Error unspecified launch failure at line 49 in file ../CuTest.cu
========= Invalid __global__ read of size 4
========= at 0x00000078 in /home/strautz/Develop/Software/CuTest/Debug/../CuTest.cu:14:Function(int const *, int volatile *)
========= by thread (0,0,0) in block (0,0,0)
========= Address 0x01000000 is out of bounds
========= Device Frame:/home/strautz/Develop/Software/CuTest/Debug/../CuTest.cu:25:Kernel(int*) (Kernel(int*) : 0xd0)
========= Saved host backtrace up to driver entry point at kernel launch time
========= Host Frame:/usr/lib/libcuda.so (cuLaunchKernel + 0x34b) [0x55d0b]
========= Host Frame:/usr/lib/libcudart.so.5.0 [0x8f6a]
=========
========= Program hit error 4 on CUDA API call to cudaMemcpy
========= Saved host backtrace up to driver entry point at error
========= Host Frame:/usr/lib/libcuda.so [0x24e129]
========= Host Frame:/usr/lib/libcudart.so.5.0 (cudaMemcpy + 0x2bc) [0x3772c]
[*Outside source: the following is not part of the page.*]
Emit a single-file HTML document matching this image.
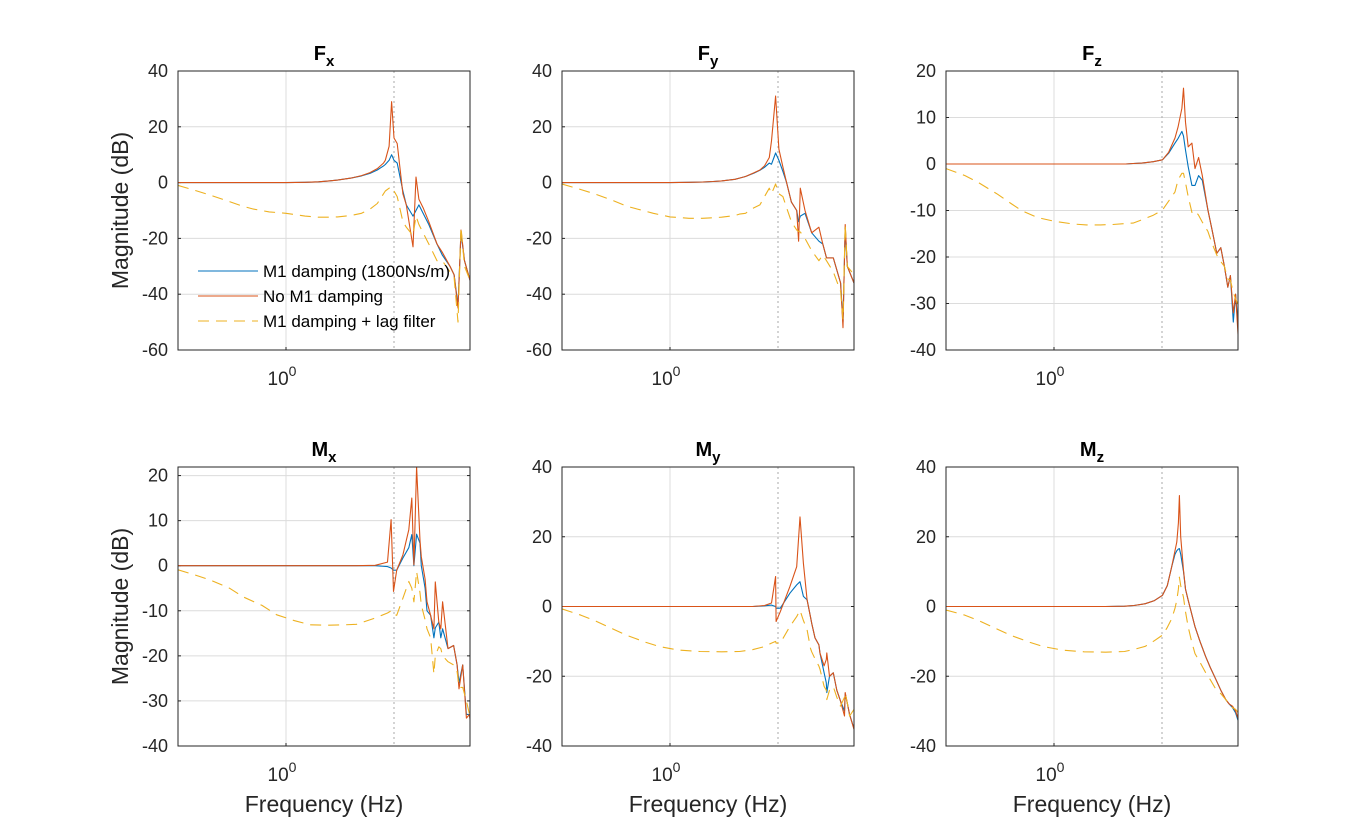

========= Host Frame:[0x5400000]
=========
========= ERROR SUMMARY: 2 errors
Does the shared memory have to be aligned, do I have to do something else or can it be ignored - don't think so?
see CUDA 5.0 installation file /usr/local/cuda-5.0/samples/6_Advanced/reduction/doc/reduction.ppt
sdata is a local var of device function warpReduce(). It stores the addr of the shared mem. The shared mem can be read/write by the addr within the device function. The final reduction result is then read from shared mem outside warpReduce()
template <unsigned int blockSize>
__device__ void warpReduce(volatile int *sdata, unsigned int tid) {
if (blockSize >= 64) sdata[tid] += sdata[tid + 32];
if (blockSize >= 32) sdata[tid] += sdata[tid + 16];
if (blockSize >= 16) sdata[tid] += sdata[tid + 8];
if (blockSize >= 8) sdata[tid] += sdata[tid + 4];
if (blockSize >= 4) sdata[tid] += sdata[tid + 2];
if (blockSize >= 2) sdata[tid] += sdata[tid + 1];
}
template <unsigned int blockSize>
__global__ void reduce6(int *g_idata, int *g_odata, unsigned int n) {
extern __shared__ int sdata[];
unsigned int tid = threadIdx.x;
unsigned int i = blockIdx.x*(blockSize*2) + tid;
unsigned int gridSize = blockSize*2*gridDim.x;
sdata[tid] = 0;
while (i < n) { sdata[tid] += g_idata[i] + g_idata[i+blockSize]; i += gridSize; }
__syncthreads();
if (blockSize >= 512) { if (tid < 256) { sdata[tid] += sdata[tid + 256]; } __syncthreads(); }
if (blockSize >= 256) { if (tid < 128) { sdata[tid] += sdata[tid + 128]; } __syncthreads(); }
if (blockSize >= 128) { if (tid < 64) { sdata[tid] += sdata[tid + 64]; } __syncthreads(); }
if (tid < 32) warpReduce(sdata, tid);
if (tid == 0) g_odata[blockIdx.x] = sdata[0];
}
As here described it was just a driver problem. After I updated to the current one everything is working fine.